Teachers lament ‘overly delayed’ bonus


Citing the struggles of education workers amid the pandemic, a federation of teachers on Wednesday, Feb. 10, reiterated its call for the release of the 2019 Performance Based Bonus (PBB).

(Jansen Romero / FILE PHOTO / MANILA BULLETIN)

The Alliance of Concerned Teachers (ACT) urged the AO25 Inter-Agency Task Force (AO25 IATF), the body responsible for the approval of PBB of government employees, to “grant the immediate release” of PBB 2019 to all teaching and non-teaching personnel of the Department of Education’s (DepEd).  

As prices of basic commodities coupled with expenses for distance learning, ACT Secretary General Raymond Basilio said that “our education workers have practically nothing left.”

Citing the need to urgently address “palpable health, economic threats and effects of the COVID-19,” that have affected thousands of public school teachers and non-teaching personnel nationwide, ACT said that the PBB 2019 should be released as soon as possible.

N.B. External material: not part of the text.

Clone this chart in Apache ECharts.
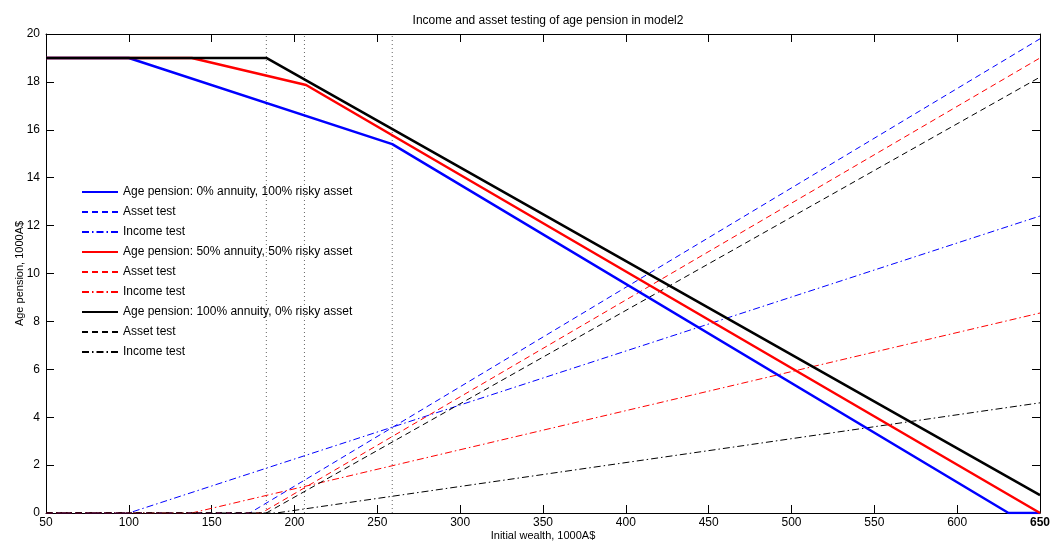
<!DOCTYPE html>
<html><head><meta charset="utf-8">
<script src="https://cdn.jsdelivr.net/npm/echarts@6/dist/echarts.min.js"></script>
<style>html,body{margin:0;padding:0;background:#fff}#c{width:1050px;height:543px}</style>
</head><body><div id="c"></div>
<script>
const chartTitle = 'Income and asset testing of age pension in model2';
const xName = 'Initial wealth, 1000A$';
const yName = 'Age pension, 1000A$';
const xMin = 50, xMax = 650, xStep = 50;
const yMin = 0, yMax = 20, yStep = 2;

const seriesNames = [
  'Age pension: 0% annuity, 100% risky asset', 'Asset test', 'Income test',
  'Age pension: 50% annuity, 50% risky asset', 'Asset test ', 'Income test ',
  'Age pension: 100% annuity, 0% risky asset', 'Asset test  ', 'Income test  '
];
const seriesColors = ['#0000ff','#0000ff','#0000ff','#ff0000','#ff0000','#ff0000','#000000','#000000','#000000'];
const seriesKinds = ['solid','dashed','dashdot','solid','dashed','dashdot','solid','dashed','dashdot'];

// [wealth, value] points at the kinks of each piecewise-linear curve
const pension0 = [[50,19],[100,19],[259,15.4],[631,0],[650,0]];
const asset0   = [[50,0],[173,0],[650,19.8]];
const income0  = [[50,0],[100,0],[650,12.4]];
const pension50 = [[50,19],[138,19],[207,17.87],[650,0]];
const asset50   = [[50,0],[180,0],[650,19.0]];
const income50  = [[50,0],[138,0],[650,8.35]];
const pension100 = [[50,19],[183,19],[650,0.75]];
const asset100   = [[50,0],[183,0],[650,18.2]];
const income100  = [[50,0],[189,0],[650,4.6]];
const seriesData = [pension0, asset0, income0, pension50, asset50, income50, pension100, asset100, income100];

const cutoffs = [183, 206, 259];

const font = 'Liberation Sans, Arial, Helvetica, sans-serif';
const dashStyles = { solid: 'solid', dashed: [6, 4], dashdot: [7, 3, 1.5, 3] };

const series = [];
cutoffs.forEach(c => {
  series.push({
    type: 'line', data: [[c, yMin], [c, yMax]], symbol: 'none', silent: true,
    lineStyle: { color: '#666', width: 1, type: [1, 3] }, z: 1, animation: false
  });
});
seriesNames.forEach((n, i) => {
  const solid = seriesKinds[i] === 'solid';
  series.push({
    name: n, type: 'line', data: seriesData[i], symbol: 'none', animation: false,
    lineStyle: { color: seriesColors[i], width: solid ? 2.5 : 1, type: dashStyles[seriesKinds[i]] },
    itemStyle: { color: seriesColors[i] },
    z: solid ? 5 : 3
  });
});

const chart = echarts.init(document.getElementById('c'), null, { renderer: 'canvas' });
const axisCommon = {
  type: 'value', splitLine: { show: false },
  axisLine: { show: true, onZero: false, lineStyle: { color: '#000', width: 1 } },
  axisTick: { show: true, inside: true, length: 8, lineStyle: { color: '#000' } }
};
chart.setOption({
  backgroundColor: '#fff',
  animation: false,
  title: { text: chartTitle, left: 543, textAlign: 'center', top: 10,
    textStyle: { fontFamily: font, fontSize: 12, fontWeight: 'normal', color: '#000' } },
  grid: { left: 46, right: 10, top: 34, bottom: 30, containLabel: false, outerBoundsMode: 'none' },
  legend: {
    data: seriesNames, orient: 'vertical', left: 76, top: 181,
    itemWidth: 36, itemHeight: 14, itemGap: 8,
    itemStyle: { opacity: 0 },
    textStyle: { fontFamily: font, fontSize: 12, color: '#000' },
    backgroundColor: 'transparent', selectedMode: false
  },
  xAxis: [
    Object.assign({}, axisCommon, {
      min: xMin, max: xMax, interval: xStep, position: 'bottom',
      name: xName, nameLocation: 'middle', nameGap: 17, nameMoveOverlap: false,
      nameTextStyle: { fontFamily: font, fontSize: 11, color: '#000' },
      axisLabel: { fontFamily: font, fontSize: 12, color: '#000', margin: 4,
        formatter: v => v === xMax ? '{b|' + v + '}' : String(v),
        rich: { b: { fontWeight: 'bold', fontFamily: font, fontSize: 12, color: '#000' } } }
    }),
    Object.assign({}, axisCommon, {
      min: xMin, max: xMax, interval: xStep, position: 'top', axisLabel: { show: false }
    })
  ],
  yAxis: [
    Object.assign({}, axisCommon, {
      min: yMin, max: yMax, interval: yStep, position: 'left',
      name: yName, nameLocation: 'middle', nameGap: 21, nameRotate: 90, nameMoveOverlap: false,
      nameTextStyle: { fontFamily: font, fontSize: 11, color: '#000' },
      axisLabel: { fontFamily: font, fontSize: 12, color: '#000', margin: 6 }
    }),
    Object.assign({}, axisCommon, {
      min: yMin, max: yMax, interval: yStep, position: 'right', axisLabel: { show: false }
    })
  ],
  series: series
});
</script></body></html>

In a letter sent AO25 IATF, ACT appealed on “humanitarian grounds” the need for immediate relief to all teaching and non-teaching personnel who have acted well-beyond their duty to ensure education continuity amid the pandemic.

ACT said that many education workers - regardless of low salaries, meager benefits and lack of genuinely free health care services - have “diligently and punctually complied with all the requirements despite being burdensome.”

Basilio said that the PBB is supposed to be an incentive for outstanding performance in civil service for delivering on their duties and responsibilities. Basilio asserted that DepEd employees have “more than delivered their duties as they practically filled in the shortcomings of the government" in the implementation of the distance learning.

“On top of the numerous duties of our teachers, they diligently met the voluminous documentary requirements to qualify for this benefit as their meager salaries simply could not sustain their basic need,” Basilio said. “It is the height of insensitivity of those concerned to be slacking in their duty to process the PBB on time,” he added.

Basilio noted that the delayed release of PBB for DepEd employees has become a "perennial problem" in the last three years as the education workers have always been the last of the civil servants to receive the bonus.

“Now, where is the moral ascendancy of these offices who evaluate our performance when they themselves perform poorly on their duties?” he ended.